1.       Extract data from the source and save it as .csv or .json or .parquet files files in a designated blob storage. This provides a backup and allows for easy error logging and data validation.

2.      Standardize and transform the data into a more efficient columnar format (such as parquet) within the blob storage. This improves data storage and retrieval performance.

3.      Load the transformed data from the blob storage into the database. This ensures data continuity, real-time updates, and takes advantage of the database’s indexing and query optimization capabilities.

By adopting a hybrid approach, you can address the concerns of data continuity, error logging, and performance while maintaining the flexibility to handle different data sources and clients.


Keep the data in its original form, together with the necessary metadata (what query when against what API, etc.). AFTER THAT, go to an organized storage. Storage is inexpensive, and you now have independent concerns that are auditable and re-playable.

Aside from that, we’ve found it quite useful for reverse engineering undocumented data sets because you can search for known values and discover the column name right next to the value. In the database, however, you must know the column name to search.



When it comes to loading data directly to a database or saving it as .csv or .json or .parquet files, there is no one-size-fits-all approach.

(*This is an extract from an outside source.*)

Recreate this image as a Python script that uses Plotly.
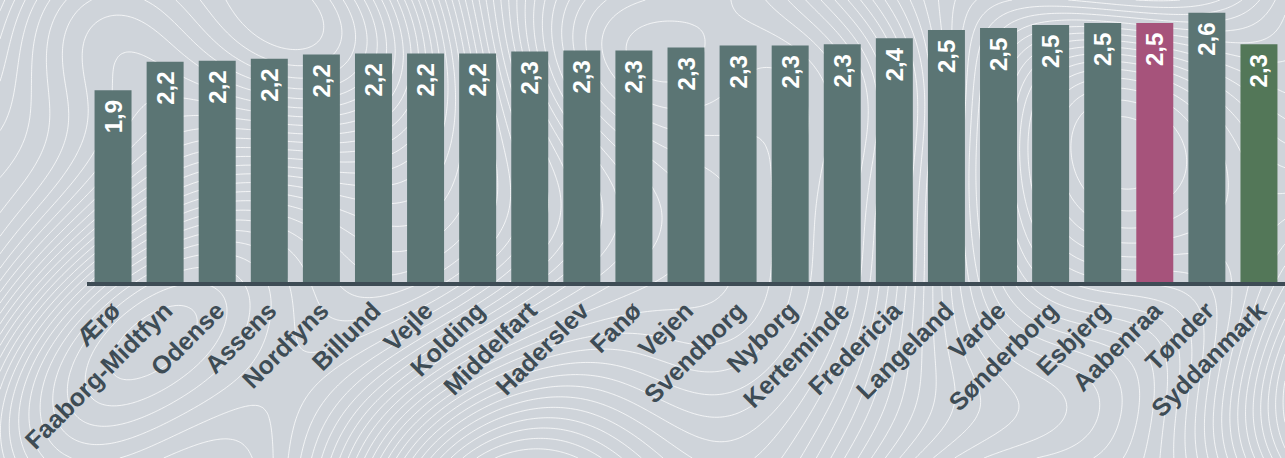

The decision should be based on your specific requirements, data characteristics, and business needs. While loading data directly to a database offers efficiency and real-time updates, saving data as .csv files provides data continuity, easy error logging, and flexibility with multiple clients and data sources.

Consider the nature of your data, the frequency of updates, the risk of system failures, and the need for data validation when making this decision. In some cases, a hybrid approach that combines the benefits of both methods may be the best solution. Ultimately, the goal is to create a robust and reliable data processing pipeline that meets your organization’s unique needs.